**TASK STATEMENT**
Repeat each line of the material below exactly as it appears, minus any pictures.

**DATA EXTRACT**
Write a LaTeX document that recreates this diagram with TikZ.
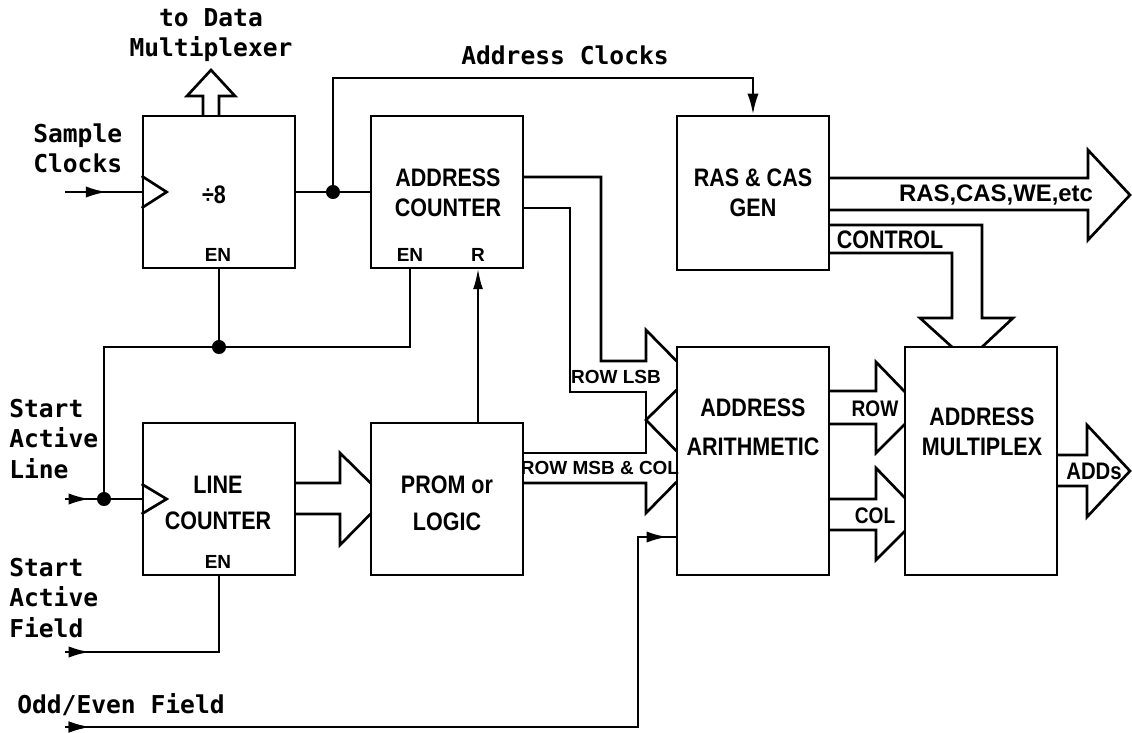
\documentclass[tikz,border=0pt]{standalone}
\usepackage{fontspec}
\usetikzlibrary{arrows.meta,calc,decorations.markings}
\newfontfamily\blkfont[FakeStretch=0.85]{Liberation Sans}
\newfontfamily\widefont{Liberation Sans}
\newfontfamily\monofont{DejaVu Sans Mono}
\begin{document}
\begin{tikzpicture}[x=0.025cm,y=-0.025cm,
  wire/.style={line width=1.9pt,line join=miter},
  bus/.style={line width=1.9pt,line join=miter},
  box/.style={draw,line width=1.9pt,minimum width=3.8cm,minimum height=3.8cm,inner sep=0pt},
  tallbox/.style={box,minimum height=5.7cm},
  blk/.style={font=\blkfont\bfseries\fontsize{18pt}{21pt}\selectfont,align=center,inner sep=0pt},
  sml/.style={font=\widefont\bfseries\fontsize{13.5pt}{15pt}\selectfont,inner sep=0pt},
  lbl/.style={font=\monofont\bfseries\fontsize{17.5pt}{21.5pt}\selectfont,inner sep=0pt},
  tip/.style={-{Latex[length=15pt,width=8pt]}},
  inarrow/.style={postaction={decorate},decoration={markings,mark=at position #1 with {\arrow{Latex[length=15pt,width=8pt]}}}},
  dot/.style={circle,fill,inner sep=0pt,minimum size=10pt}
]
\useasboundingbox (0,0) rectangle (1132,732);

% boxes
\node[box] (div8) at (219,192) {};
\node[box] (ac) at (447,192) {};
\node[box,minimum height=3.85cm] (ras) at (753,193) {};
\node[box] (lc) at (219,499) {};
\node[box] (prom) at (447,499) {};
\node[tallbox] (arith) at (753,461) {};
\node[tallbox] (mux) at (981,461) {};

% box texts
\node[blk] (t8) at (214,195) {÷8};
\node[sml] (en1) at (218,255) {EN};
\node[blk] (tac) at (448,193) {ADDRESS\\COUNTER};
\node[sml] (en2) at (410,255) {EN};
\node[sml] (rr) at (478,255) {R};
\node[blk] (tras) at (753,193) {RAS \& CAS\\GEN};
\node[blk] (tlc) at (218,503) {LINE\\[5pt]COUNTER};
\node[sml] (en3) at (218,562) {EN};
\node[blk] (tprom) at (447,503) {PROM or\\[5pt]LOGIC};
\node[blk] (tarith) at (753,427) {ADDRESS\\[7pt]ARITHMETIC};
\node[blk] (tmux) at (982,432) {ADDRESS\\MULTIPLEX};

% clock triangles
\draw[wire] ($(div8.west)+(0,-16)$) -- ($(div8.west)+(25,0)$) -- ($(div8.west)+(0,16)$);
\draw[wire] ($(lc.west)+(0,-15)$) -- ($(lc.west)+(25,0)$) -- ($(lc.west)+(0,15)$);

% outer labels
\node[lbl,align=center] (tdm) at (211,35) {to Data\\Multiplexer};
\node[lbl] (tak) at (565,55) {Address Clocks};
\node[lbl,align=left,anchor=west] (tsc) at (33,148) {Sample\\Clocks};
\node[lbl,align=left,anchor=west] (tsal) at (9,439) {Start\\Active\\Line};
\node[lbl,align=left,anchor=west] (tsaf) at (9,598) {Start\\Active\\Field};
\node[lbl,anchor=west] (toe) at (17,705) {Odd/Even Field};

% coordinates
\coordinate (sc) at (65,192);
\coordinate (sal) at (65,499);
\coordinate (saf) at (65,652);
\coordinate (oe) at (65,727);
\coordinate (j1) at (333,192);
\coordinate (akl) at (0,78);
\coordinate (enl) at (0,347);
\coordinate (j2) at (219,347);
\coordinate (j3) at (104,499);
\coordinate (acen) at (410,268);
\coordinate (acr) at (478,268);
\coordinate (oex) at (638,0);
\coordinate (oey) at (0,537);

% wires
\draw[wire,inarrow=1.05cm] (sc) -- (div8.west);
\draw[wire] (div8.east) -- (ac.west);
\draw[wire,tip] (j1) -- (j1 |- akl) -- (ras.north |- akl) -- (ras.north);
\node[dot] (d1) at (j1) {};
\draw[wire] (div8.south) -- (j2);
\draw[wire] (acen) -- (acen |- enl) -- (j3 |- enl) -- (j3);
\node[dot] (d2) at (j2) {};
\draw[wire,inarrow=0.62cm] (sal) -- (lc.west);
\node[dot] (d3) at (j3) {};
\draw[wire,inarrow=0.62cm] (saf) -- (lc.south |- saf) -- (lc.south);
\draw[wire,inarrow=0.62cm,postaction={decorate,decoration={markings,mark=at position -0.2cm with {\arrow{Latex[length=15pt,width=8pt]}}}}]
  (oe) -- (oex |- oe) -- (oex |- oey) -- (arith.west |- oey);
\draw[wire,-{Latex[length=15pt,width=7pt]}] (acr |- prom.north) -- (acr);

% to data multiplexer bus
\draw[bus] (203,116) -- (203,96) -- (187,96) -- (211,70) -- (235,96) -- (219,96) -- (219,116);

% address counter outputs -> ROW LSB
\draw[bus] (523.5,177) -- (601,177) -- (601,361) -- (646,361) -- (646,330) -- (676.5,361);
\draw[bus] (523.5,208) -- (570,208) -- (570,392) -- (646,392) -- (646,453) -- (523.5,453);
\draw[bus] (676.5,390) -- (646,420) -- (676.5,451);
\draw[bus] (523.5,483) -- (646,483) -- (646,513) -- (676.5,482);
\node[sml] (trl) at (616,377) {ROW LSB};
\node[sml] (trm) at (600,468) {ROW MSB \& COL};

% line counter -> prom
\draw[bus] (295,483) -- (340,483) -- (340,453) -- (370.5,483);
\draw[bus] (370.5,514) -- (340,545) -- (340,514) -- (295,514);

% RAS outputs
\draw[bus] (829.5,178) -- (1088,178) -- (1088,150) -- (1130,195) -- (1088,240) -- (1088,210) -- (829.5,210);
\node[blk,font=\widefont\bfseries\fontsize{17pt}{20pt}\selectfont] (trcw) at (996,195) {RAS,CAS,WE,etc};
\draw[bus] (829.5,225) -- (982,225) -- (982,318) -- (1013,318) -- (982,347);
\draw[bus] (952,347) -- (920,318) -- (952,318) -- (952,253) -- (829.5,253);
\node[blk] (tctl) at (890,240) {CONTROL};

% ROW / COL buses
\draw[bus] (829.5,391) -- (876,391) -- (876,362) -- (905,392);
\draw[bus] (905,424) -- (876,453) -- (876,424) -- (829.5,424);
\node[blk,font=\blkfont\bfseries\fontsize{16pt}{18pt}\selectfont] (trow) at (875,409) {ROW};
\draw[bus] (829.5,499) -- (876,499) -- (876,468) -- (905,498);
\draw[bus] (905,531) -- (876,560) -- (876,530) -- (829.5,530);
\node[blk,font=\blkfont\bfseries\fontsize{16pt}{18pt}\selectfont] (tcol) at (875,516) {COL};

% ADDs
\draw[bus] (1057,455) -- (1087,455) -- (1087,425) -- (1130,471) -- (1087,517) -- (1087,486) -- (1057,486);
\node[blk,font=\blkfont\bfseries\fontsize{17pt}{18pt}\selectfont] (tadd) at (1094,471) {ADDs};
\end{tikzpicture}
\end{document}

**CORRECT RESPONSE**
Write a LaTeX document that recreates this diagram with TikZ.
\documentclass[tikz,border=0pt]{standalone}
\usepackage{fontspec}
\usetikzlibrary{arrows.meta,calc,decorations.markings}
\newfontfamily\blkfont[FakeStretch=0.85]{Liberation Sans}
\newfontfamily\widefont{Liberation Sans}
\newfontfamily\monofont{DejaVu Sans Mono}
\begin{document}
\begin{tikzpicture}[x=0.025cm,y=-0.025cm,
  wire/.style={line width=1.9pt,line join=miter},
  bus/.style={line width=1.9pt,line join=miter},
  box/.style={draw,line width=1.9pt,minimum width=3.8cm,minimum height=3.8cm,inner sep=0pt},
  tallbox/.style={box,minimum height=5.7cm},
  blk/.style={font=\blkfont\bfseries\fontsize{18pt}{21pt}\selectfont,align=center,inner sep=0pt},
  sml/.style={font=\widefont\bfseries\fontsize{13.5pt}{15pt}\selectfont,inner sep=0pt},
  lbl/.style={font=\monofont\bfseries\fontsize{17.5pt}{21.5pt}\selectfont,inner sep=0pt},
  tip/.style={-{Latex[length=15pt,width=8pt]}},
  inarrow/.style={postaction={decorate},decoration={markings,mark=at position #1 with {\arrow{Latex[length=15pt,width=8pt]}}}},
  dot/.style={circle,fill,inner sep=0pt,minimum size=10pt}
]
\useasboundingbox (0,0) rectangle (1132,732);

% boxes
\node[box] (div8) at (219,192) {};
\node[box] (ac) at (447,192) {};
\node[box,minimum height=3.85cm] (ras) at (753,193) {};
\node[box] (lc) at (219,499) {};
\node[box] (prom) at (447,499) {};
\node[tallbox] (arith) at (753,461) {};
\node[tallbox] (mux) at (981,461) {};

% box texts
\node[blk] (t8) at (214,195) {÷8};
\node[sml] (en1) at (218,255) {EN};
\node[blk] (tac) at (448,193) {ADDRESS\\COUNTER};
\node[sml] (en2) at (410,255) {EN};
\node[sml] (rr) at (478,255) {R};
\node[blk] (tras) at (753,193) {RAS \& CAS\\GEN};
\node[blk] (tlc) at (218,503) {LINE\\[5pt]COUNTER};
\node[sml] (en3) at (218,562) {EN};
\node[blk] (tprom) at (447,503) {PROM or\\[5pt]LOGIC};
\node[blk] (tarith) at (753,427) {ADDRESS\\[7pt]ARITHMETIC};
\node[blk] (tmux) at (982,432) {ADDRESS\\MULTIPLEX};

% clock triangles
\draw[wire] ($(div8.west)+(0,-16)$) -- ($(div8.west)+(25,0)$) -- ($(div8.west)+(0,16)$);
\draw[wire] ($(lc.west)+(0,-15)$) -- ($(lc.west)+(25,0)$) -- ($(lc.west)+(0,15)$);

% outer labels
\node[lbl,align=center] (tdm) at (211,35) {to Data\\Multiplexer};
\node[lbl] (tak) at (565,55) {Address Clocks};
\node[lbl,align=left,anchor=west] (tsc) at (33,148) {Sample\\Clocks};
\node[lbl,align=left,anchor=west] (tsal) at (9,439) {Start\\Active\\Line};
\node[lbl,align=left,anchor=west] (tsaf) at (9,598) {Start\\Active\\Field};
\node[lbl,anchor=west] (toe) at (17,705) {Odd/Even Field};

% coordinates
\coordinate (sc) at (65,192);
\coordinate (sal) at (65,499);
\coordinate (saf) at (65,652);
\coordinate (oe) at (65,727);
\coordinate (j1) at (333,192);
\coordinate (akl) at (0,78);
\coordinate (enl) at (0,347);
\coordinate (j2) at (219,347);
\coordinate (j3) at (104,499);
\coordinate (acen) at (410,268);
\coordinate (acr) at (478,268);
\coordinate (oex) at (638,0);
\coordinate (oey) at (0,537);

% wires
\draw[wire,inarrow=1.05cm] (sc) -- (div8.west);
\draw[wire] (div8.east) -- (ac.west);
\draw[wire,tip] (j1) -- (j1 |- akl) -- (ras.north |- akl) -- (ras.north);
\node[dot] (d1) at (j1) {};
\draw[wire] (div8.south) -- (j2);
\draw[wire] (acen) -- (acen |- enl) -- (j3 |- enl) -- (j3);
\node[dot] (d2) at (j2) {};
\draw[wire,inarrow=0.62cm] (sal) -- (lc.west);
\node[dot] (d3) at (j3) {};
\draw[wire,inarrow=0.62cm] (saf) -- (lc.south |- saf) -- (lc.south);
\draw[wire,inarrow=0.62cm,postaction={decorate,decoration={markings,mark=at position -0.2cm with {\arrow{Latex[length=15pt,width=8pt]}}}}]
  (oe) -- (oex |- oe) -- (oex |- oey) -- (arith.west |- oey);
\draw[wire,-{Latex[length=15pt,width=7pt]}] (acr |- prom.north) -- (acr);

% to data multiplexer bus
\draw[bus] (203,116) -- (203,96) -- (187,96) -- (211,70) -- (235,96) -- (219,96) -- (219,116);

% address counter outputs -> ROW LSB
\draw[bus] (523.5,177) -- (601,177) -- (601,361) -- (646,361) -- (646,330) -- (676.5,361);
\draw[bus] (523.5,208) -- (570,208) -- (570,392) -- (646,392) -- (646,453) -- (523.5,453);
\draw[bus] (676.5,390) -- (646,420) -- (676.5,451);
\draw[bus] (523.5,483) -- (646,483) -- (646,513) -- (676.5,482);
\node[sml] (trl) at (616,377) {ROW LSB};
\node[sml] (trm) at (600,468) {ROW MSB \& COL};

% line counter -> prom
\draw[bus] (295,483) -- (340,483) -- (340,453) -- (370.5,483);
\draw[bus] (370.5,514) -- (340,545) -- (340,514) -- (295,514);

% RAS outputs
\draw[bus] (829.5,178) -- (1088,178) -- (1088,150) -- (1130,195) -- (1088,240) -- (1088,210) -- (829.5,210);
\node[blk,font=\widefont\bfseries\fontsize{17pt}{20pt}\selectfont] (trcw) at (996,195) {RAS,CAS,WE,etc};
\draw[bus] (829.5,225) -- (982,225) -- (982,318) -- (1013,318) -- (982,347);
\draw[bus] (952,347) -- (920,318) -- (952,318) -- (952,253) -- (829.5,253);
\node[blk] (tctl) at (890,240) {CONTROL};

% ROW / COL buses
\draw[bus] (829.5,391) -- (876,391) -- (876,362) -- (905,392);
\draw[bus] (905,424) -- (876,453) -- (876,424) -- (829.5,424);
\node[blk,font=\blkfont\bfseries\fontsize{16pt}{18pt}\selectfont] (trow) at (875,409) {ROW};
\draw[bus] (829.5,499) -- (876,499) -- (876,468) -- (905,498);
\draw[bus] (905,531) -- (876,560) -- (876,530) -- (829.5,530);
\node[blk,font=\blkfont\bfseries\fontsize{16pt}{18pt}\selectfont] (tcol) at (875,516) {COL};

% ADDs
\draw[bus] (1057,455) -- (1087,455) -- (1087,425) -- (1130,471) -- (1087,517) -- (1087,486) -- (1057,486);
\node[blk,font=\blkfont\bfseries\fontsize{17pt}{18pt}\selectfont] (tadd) at (1094,471) {ADDs};
\end{tikzpicture}
\end{document}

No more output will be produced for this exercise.